Isso porque, explica, “são muitos os casos de feminicídio em que o companheiro comete o assassinato após ter a fiança da prisão paga e desrespeitando ordens judiciais, como, por exemplo, não ter contato e não frequentar os mesmos locais que a vítima”.

No Dia Internacional da Mulher, a delegada defende ser preciso reforçar o debate sobre como agir para evitar a violência doméstica, especialmente se o crime ocorre dentro de casa. A solução, segundo ela, não está na ação policial, mas em “ampliar a atenção da sociedade sobre o protagonista da violência: o homem agressor”.

“O autor do feminicídio chega ao extremo da violência por não saber reconhecer em si as diferenças e a fronteira entre o amor afetuoso e o sentimento possessivo e de ciúme. Frases como ‘se não ficar comigo, não vai ficar com mais ninguém’ ainda são comuns.”

E mais, indica: “Esse sentimento de posse é reforçado culturalmente quando a sociedade aceita figuras jurídicas ultrapassadas, como a ‘legítima defesa da honra’ e, até há pouco tempo, considerava aceitável que o homem ‘lavasse a honra com sangue’”.

“É preciso educar na escola, em casa, nas ruas, para que os jovens cresçam com o conhecimento de que a relação é baseada em amor e afeto, sentimentos capazes de construir um relacionamento sólido, de carinho e confiança”.

Finalmente, ela argumenta: “Por mais que pareça um paradoxo, a violência contra a mulher só vai deixar de existir quando a sociedade concentrar suas forças na educação dos homens”.

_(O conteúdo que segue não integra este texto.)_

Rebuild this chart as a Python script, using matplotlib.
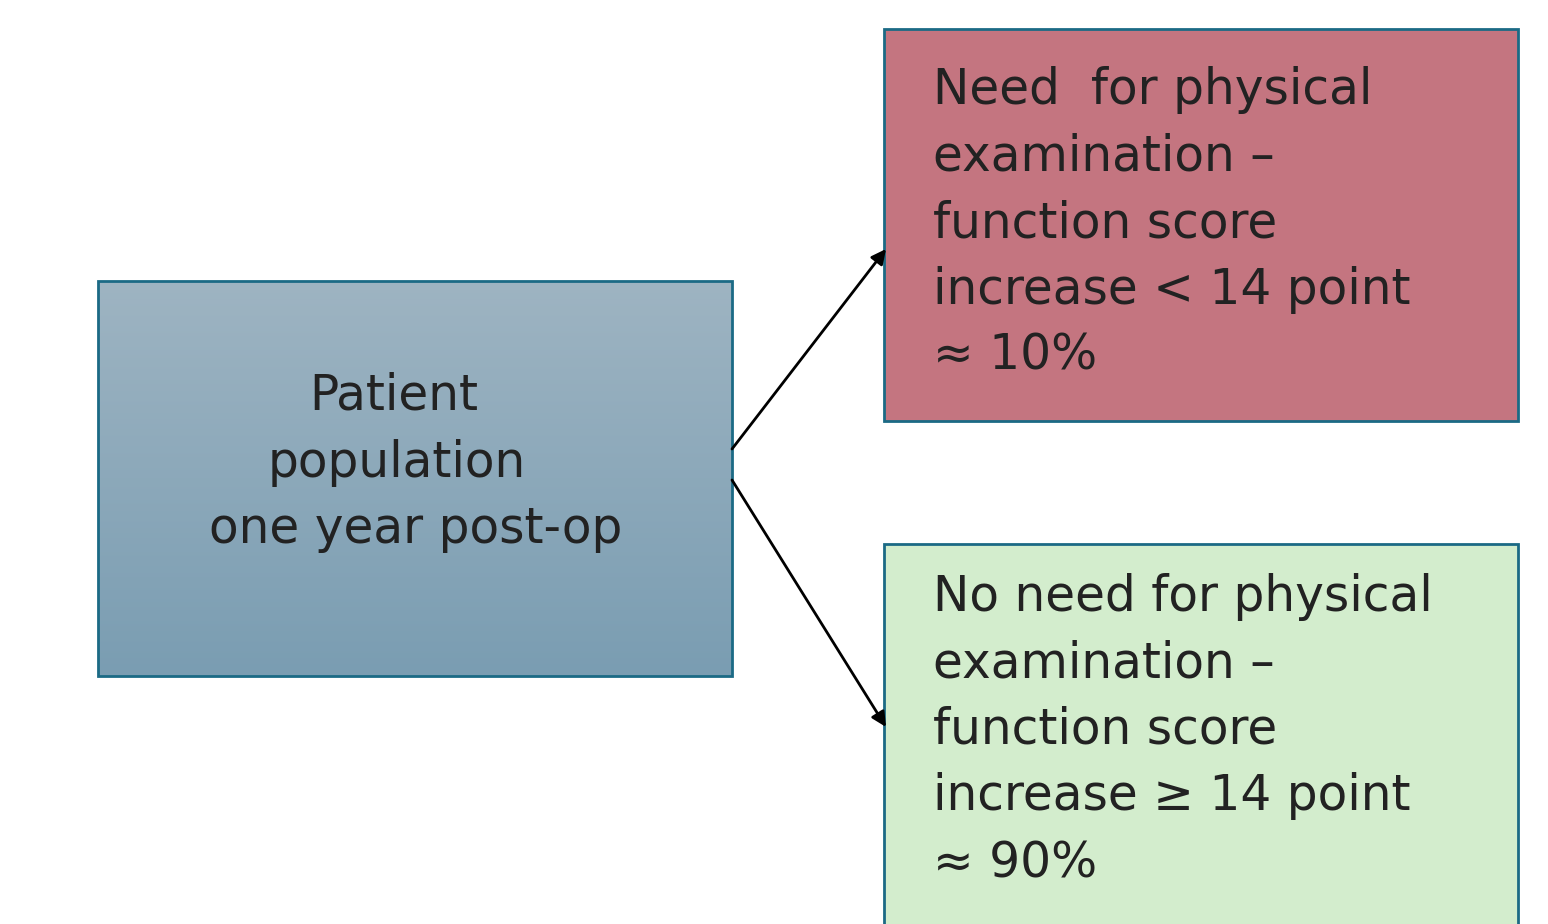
import matplotlib
matplotlib.use('Agg')
import matplotlib.pyplot as plt
import numpy as np
from matplotlib.patches import Rectangle

plt.rcParams['font.family'] = ['DejaVu Sans']

# Box texts, one entry per line
source_lines = ['Patient', 'population', 'one year post-op']
upper_lines = ['Need  for physical', 'examination \u2013', 'function score',
               'increase < 14 point', '\u2248 10%']
lower_lines = ['No need for physical', 'examination \u2013', 'function score',
               'increase \u2265 14 point', '\u2248 90%']

W, H = 1548, 924
fig = plt.figure(figsize=(W / 100, H / 100), dpi=100)
ax = fig.add_axes([0, 0, 1, 1])
ax.set_xlim(0, W)
ax.set_ylim(H, 0)
ax.axis('off')

edge = '#1b6a85'

# Left box with vertical gradient
x0, y0, x1, y1 = 98, 281, 732, 676
top = np.array([0x9e, 0xb4, 0xc2]) / 255
bot = np.array([0x7a, 0x9d, 0xb2]) / 255
t = np.linspace(0, 1, 256)[:, None]
grad = (top * (1 - t) + bot * t)[:, None, :]
ax.imshow(grad, extent=(x0, x1, y1, y0), aspect='auto', zorder=1)
ax.add_patch(Rectangle((x0, y0), x1 - x0, y1 - y0, fill=False,
                       ec=edge, lw=2, zorder=2))

# Right boxes
ax.add_patch(Rectangle((884, 29), 634, 392, fc='#c47580', ec=edge, lw=2, zorder=2))
ax.add_patch(Rectangle((884, 544), 634, 420, fc='#d3edcd', ec=edge, lw=2, zorder=2))
ax.set_xlim(0, W)
ax.set_ylim(H, 0)

fs = 35
txt = '#222222'
src_x = [394, 397, 416]
src_y = [395, 463, 529]
for s, xx, yy in zip(source_lines, src_x, src_y):
    ax.text(xx, yy, s, ha='center', va='center', fontsize=fs, color=txt, zorder=3)

step = 66.5
for i, s in enumerate(upper_lines):
    ax.text(933, 104 + i * step, s, ha='left', va='baseline', fontsize=fs,
            color=txt, zorder=3)
for i, s in enumerate(lower_lines):
    ax.text(933, 611 + i * step, s, ha='left', va='baseline', fontsize=fs,
            color=txt, zorder=3)

# Arrows
arrow = dict(arrowstyle='-|>', color='black', lw=2, mutation_scale=22,
             shrinkA=0, shrinkB=0)
ax.annotate('', xy=(886, 249), xytext=(732, 449), arrowprops=arrow, zorder=4)
ax.annotate('', xy=(886, 727), xytext=(732, 480), arrowprops=arrow, zorder=4)

fig.savefig('out.png', dpi=100)
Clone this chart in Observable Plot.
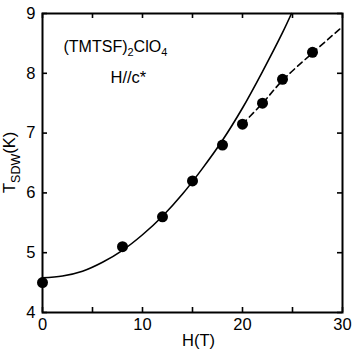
<!DOCTYPE html>
<html>
<head>
<meta charset="utf-8">
<script src="https://cdn.jsdelivr.net/npm/d3@7"></script>
<script src="https://cdn.jsdelivr.net/npm/@observablehq/plot@0.6"></script>
<style>
  html, body { margin: 0; padding: 0; background: white; }
</style>
</head>
<body>
<div id="chart"></div>
<script>
// Measured points (H in tesla, T_SDW in kelvin)
const pointH = [0, 8, 12, 15, 18, 20, 22, 24, 27];
const pointT = [4.5, 5.1, 5.6, 6.2, 6.8, 7.15, 7.5, 7.9, 8.35];

// Solid fitted curve
const fitH = [0, 2, 4, 6, 8, 10, 12, 14, 16, 18, 20, 22, 24, 24.9];
const fitT = [4.58, 4.61, 4.69, 4.84, 5.04, 5.30, 5.61, 5.98, 6.41, 6.88, 7.42, 8.03, 8.68, 9.0];

// Dashed guide line
const dashH = [20, 22, 24, 27, 30];
const dashT = [7.15, 7.5, 7.88, 8.34, 8.78];

// Axis ticks
const xTicks = [0, 5, 10, 15, 20, 25, 30];
const xTickLabels = [0, 10, 20, 30];
const yTicks = [4, 5, 6, 7, 8, 9];

const points = pointH.map((h, i) => ({H: h, T: pointT[i]}));
const fit = fitH.map((h, i) => ({H: h, T: fitT[i]}));
const dash = dashH.map((h, i) => ({H: h, T: dashT[i]}));

const W = 360, HT = 351;
const mL = 42, mR = 18, mT = 13, mB = 39;
const innerW = W - mL - mR, innerH = HT - mT - mB;
const tk = 5;

const plot = Plot.plot({
  width: W,
  height: HT,
  marginLeft: mL, marginRight: mR, marginTop: mT, marginBottom: mB,
  x: {domain: [0, 30]},
  y: {domain: [4, 9]},
  style: {fontFamily: "'Liberation Sans', Arial, Helvetica, sans-serif", fontSize: "16px", color: "black", background: "white"},
  marks: [
    Plot.axisX(xTickLabels, {tickSize: 0, tickPadding: 6, fontSize: 16.5, label: null, tickFormat: d3.format("d")}),
    Plot.axisY(yTicks, {tickSize: 0, tickPadding: 7, fontSize: 16.5, label: null, tickFormat: d3.format("d")}),
    Plot.tickX(xTicks, {x: d => d, insetTop: innerH - tk, strokeWidth: 1.6}),
    Plot.tickX(xTicks, {x: d => d, insetBottom: innerH - tk, strokeWidth: 1.6}),
    Plot.tickY(yTicks, {y: d => d, insetRight: innerW - tk, strokeWidth: 1.6}),
    Plot.tickY(yTicks, {y: d => d, insetLeft: innerW - tk, strokeWidth: 1.6}),
    Plot.line(fit, {x: "H", y: "T", curve: "catmull-rom", stroke: "black", strokeWidth: 1.6}),
    Plot.line(dash, {x: "H", y: "T", curve: "catmull-rom", stroke: "black", strokeWidth: 1.6, strokeDasharray: "6,4"}),
    Plot.dot(points, {x: "H", y: "T", r: 5.5, fill: "black", stroke: null}),
    Plot.text(["(TMTSF)2ClO4"], {x: 2.1, y: 8.35, text: d => d, textAnchor: "start", lineAnchor: "bottom", fontSize: 16, className: "lbl-title"}),
    Plot.text(["H//c*"], {x: 6.8, y: 7.83, text: d => d, textAnchor: "start", lineAnchor: "bottom", fontSize: 16.5}),
    Plot.text(["H(T)"], {frameAnchor: "bottom", text: d => d, dy: 33, dx: 6, lineAnchor: "bottom", fontSize: 16.5}),
    Plot.text(["T_SDW(K)"], {frameAnchor: "left", y: 6.51, text: d => d, rotate: -90, dx: -28, textAnchor: "middle", lineAnchor: "bottom", fontSize: 16.5, className: "lbl-y"}),
    Plot.frame({stroke: "black", strokeWidth: 2})
  ]
});

document.getElementById("chart").appendChild(plot);

function richText(textEl, parts, subSize, shift) {
  const t = d3.select(textEl);
  t.text(null);
  let prevSub = false;
  parts.forEach(([s, sub]) => {
    const ts = t.append("tspan").text(s);
    if (sub && !prevSub) ts.attr("dy", shift).attr("font-size", subSize);
    else if (sub) ts.attr("font-size", subSize);
    else if (!sub && prevSub) ts.attr("dy", -shift);
    prevSub = sub;
  });
}
d3.select(plot).selectAll(".lbl-title text").each(function() {
  richText(this, [["(TMTSF)", false], ["2", true], ["ClO", false], ["4", true]], 11, 4);
});
d3.select(plot).selectAll(".lbl-y text").each(function() {
  richText(this, [["T", false], ["SDW", true], ["(K)", false]], 12.5, 5);
});
</script>
</body>
</html>
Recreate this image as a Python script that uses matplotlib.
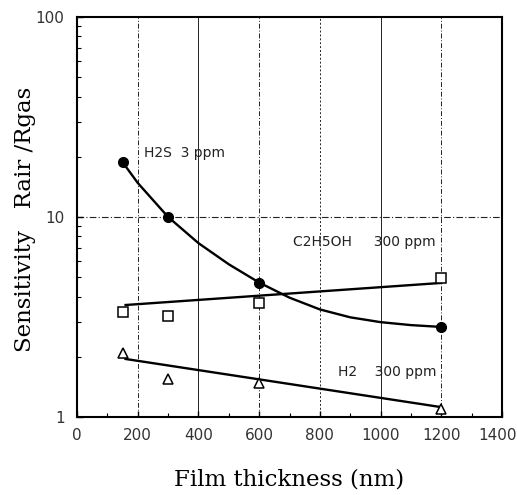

Em mais uma situação crítica, por conseguinte, encontra-se a educação como o melhor caminho à minimização dos problemas. Com mais conhecimento, inclusive, menores as chances não só das agressões contra as mulheres, mas do próprio obscurantismo seguir ganhando corpo no gosto popular.

À vista disso, não por acaso, a violência contra a mulher – particularmente em Tatuí -, entre outros temas, estará figurando uma das reportagens do primeiro especial do ano publicado por este jornal, “O Progresso da Mulher”, que circula no próximo final de semana, em celebração ao mês dedicado a elas – ou melhor, a vocês, jovens e longevas leitoras!